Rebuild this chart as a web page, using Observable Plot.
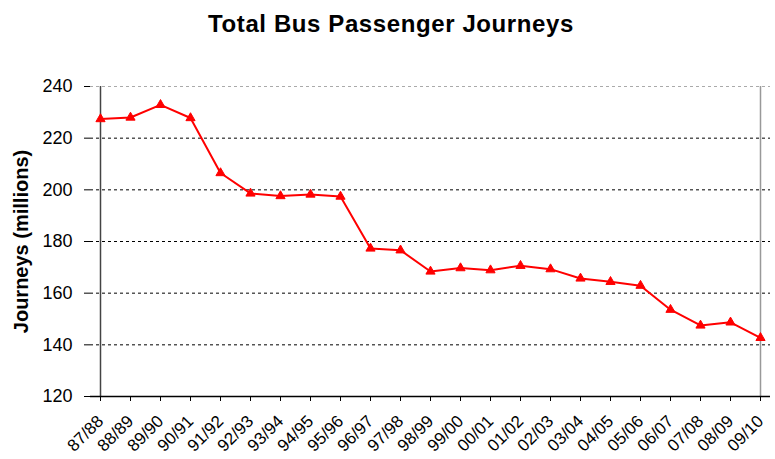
<!DOCTYPE html>
<html>
<head>
<meta charset="utf-8">
<script src="https://cdn.jsdelivr.net/npm/d3@7"></script>
<script src="https://cdn.jsdelivr.net/npm/@observablehq/plot@0.6"></script>
<style>
  html, body { margin: 0; padding: 0; background: #fff; }
  #wrap { position: relative; width: 775px; height: 459px; overflow: hidden; font-family: "Liberation Sans", Arial, sans-serif; }
  #title { height: 60px; position: relative; }
  #title span { position: absolute; left: 391px; top: 12px; transform: translateX(-50%); white-space: nowrap;
    font-size: 24px; line-height: 24px; font-weight: bold; color: #000; letter-spacing: 0.6px; }
</style>
</head>
<body>
<div id="wrap">
  <div id="title"><span></span></div>
  <div id="chart"></div>
</div>
<script>
const titleText = "Total Bus Passenger Journeys";
const yLabel = ["Journeys (millions)"];
const years = ["87/88","88/89","89/90","90/91","91/92","92/93","93/94","94/95","95/96","96/97","97/98","98/99","99/00","00/01","01/02","02/03","03/04","04/05","05/06","06/07","07/08","08/09","09/10"];
const journeys = [227.4,228.0,232.9,227.8,206.5,198.6,197.6,198.2,197.4,177.3,176.6,168.4,169.7,168.9,170.6,169.3,165.7,164.4,162.9,153.6,147.5,148.7,142.7];
const yTicks = [120,140,160,180,200,220,240];
const gridDark = [140,160,180,200,220];
const gridTop = [240];

document.querySelector("#title span").textContent = titleText;

const data = years.map((y, i) => ({year: y, value: journeys[i]}));
const font = "'Liberation Sans', Arial, sans-serif";

const chart = Plot.plot({
  width: 775,
  height: 399,
  marginTop: 26,
  marginBottom: 63,
  marginLeft: 90,
  marginRight: 5,
  style: {fontFamily: font, background: "#fff", color: "#000", overflow: "visible"},
  x: {type: "point", domain: years, padding: 0},
  y: {domain: [120, 240], nice: false},
  marks: [
    Plot.ruleY(gridDark, {stroke: "#000", strokeWidth: 1, strokeDasharray: "3,3"}),
    Plot.ruleY(gridTop, {stroke: "#aaa", strokeWidth: 1, strokeDasharray: "3,3"}),
    Plot.ruleX([years[years.length - 1]], {stroke: "#999", strokeWidth: 1.5}),
    Plot.ruleX([years[0]], {stroke: "#444", strokeWidth: 1.5}),
    Plot.ruleY([120], {stroke: "#000", strokeWidth: 1.5}),
    Plot.axisY({ticks: yTicks, tickSize: 6, tickPadding: 12, fontSize: 18, label: null, tickFormat: d => String(d), stroke: "#000"}),
    Plot.axisX({tickRotate: -45, tickSize: 5, tickPadding: 17, fontSize: 17, label: null, stroke: "#000"}),
    Plot.line(data, {x: "year", y: "value", stroke: "#ff0000", strokeWidth: 2}),
    Plot.dot(data, {x: "year", y: "value", symbol: "triangle", r: 3.4, fill: "#ff0000", stroke: "#ff0000", strokeWidth: 1}),
    Plot.text(yLabel, {frameAnchor: "left", rotate: -90, dx: -69, fontSize: 20, fontWeight: "bold", fill: "#000", textAnchor: "middle", lineAnchor: "middle", letterSpacing: 1})
  ]
});
document.getElementById("chart").appendChild(chart);
</script>
</body>
</html>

GIVEN REQUEST: Reproduce each line word for word and drop the pictures.

FINAL RESULT:
Rebuild this chart as a web page, using Observable Plot.
<!DOCTYPE html>
<html>
<head>
<meta charset="utf-8">
<script src="https://cdn.jsdelivr.net/npm/d3@7"></script>
<script src="https://cdn.jsdelivr.net/npm/@observablehq/plot@0.6"></script>
<style>
  html, body { margin: 0; padding: 0; background: #fff; }
  #wrap { position: relative; width: 775px; height: 459px; overflow: hidden; font-family: "Liberation Sans", Arial, sans-serif; }
  #title { height: 60px; position: relative; }
  #title span { position: absolute; left: 391px; top: 12px; transform: translateX(-50%); white-space: nowrap;
    font-size: 24px; line-height: 24px; font-weight: bold; color: #000; letter-spacing: 0.6px; }
</style>
</head>
<body>
<div id="wrap">
  <div id="title"><span></span></div>
  <div id="chart"></div>
</div>
<script>
const titleText = "Total Bus Passenger Journeys";
const yLabel = ["Journeys (millions)"];
const years = ["87/88","88/89","89/90","90/91","91/92","92/93","93/94","94/95","95/96","96/97","97/98","98/99","99/00","00/01","01/02","02/03","03/04","04/05","05/06","06/07","07/08","08/09","09/10"];
const journeys = [227.4,228.0,232.9,227.8,206.5,198.6,197.6,198.2,197.4,177.3,176.6,168.4,169.7,168.9,170.6,169.3,165.7,164.4,162.9,153.6,147.5,148.7,142.7];
const yTicks = [120,140,160,180,200,220,240];
const gridDark = [140,160,180,200,220];
const gridTop = [240];

document.querySelector("#title span").textContent = titleText;

const data = years.map((y, i) => ({year: y, value: journeys[i]}));
const font = "'Liberation Sans', Arial, sans-serif";

const chart = Plot.plot({
  width: 775,
  height: 399,
  marginTop: 26,
  marginBottom: 63,
  marginLeft: 90,
  marginRight: 5,
  style: {fontFamily: font, background: "#fff", color: "#000", overflow: "visible"},
  x: {type: "point", domain: years, padding: 0},
  y: {domain: [120, 240], nice: false},
  marks: [
    Plot.ruleY(gridDark, {stroke: "#000", strokeWidth: 1, strokeDasharray: "3,3"}),
    Plot.ruleY(gridTop, {stroke: "#aaa", strokeWidth: 1, strokeDasharray: "3,3"}),
    Plot.ruleX([years[years.length - 1]], {stroke: "#999", strokeWidth: 1.5}),
    Plot.ruleX([years[0]], {stroke: "#444", strokeWidth: 1.5}),
    Plot.ruleY([120], {stroke: "#000", strokeWidth: 1.5}),
    Plot.axisY({ticks: yTicks, tickSize: 6, tickPadding: 12, fontSize: 18, label: null, tickFormat: d => String(d), stroke: "#000"}),
    Plot.axisX({tickRotate: -45, tickSize: 5, tickPadding: 17, fontSize: 17, label: null, stroke: "#000"}),
    Plot.line(data, {x: "year", y: "value", stroke: "#ff0000", strokeWidth: 2}),
    Plot.dot(data, {x: "year", y: "value", symbol: "triangle", r: 3.4, fill: "#ff0000", stroke: "#ff0000", strokeWidth: 1}),
    Plot.text(yLabel, {frameAnchor: "left", rotate: -90, dx: -69, fontSize: 20, fontWeight: "bold", fill: "#000", textAnchor: "middle", lineAnchor: "middle", letterSpacing: 1})
  ]
});
document.getElementById("chart").appendChild(chart);
</script>
</body>
</html>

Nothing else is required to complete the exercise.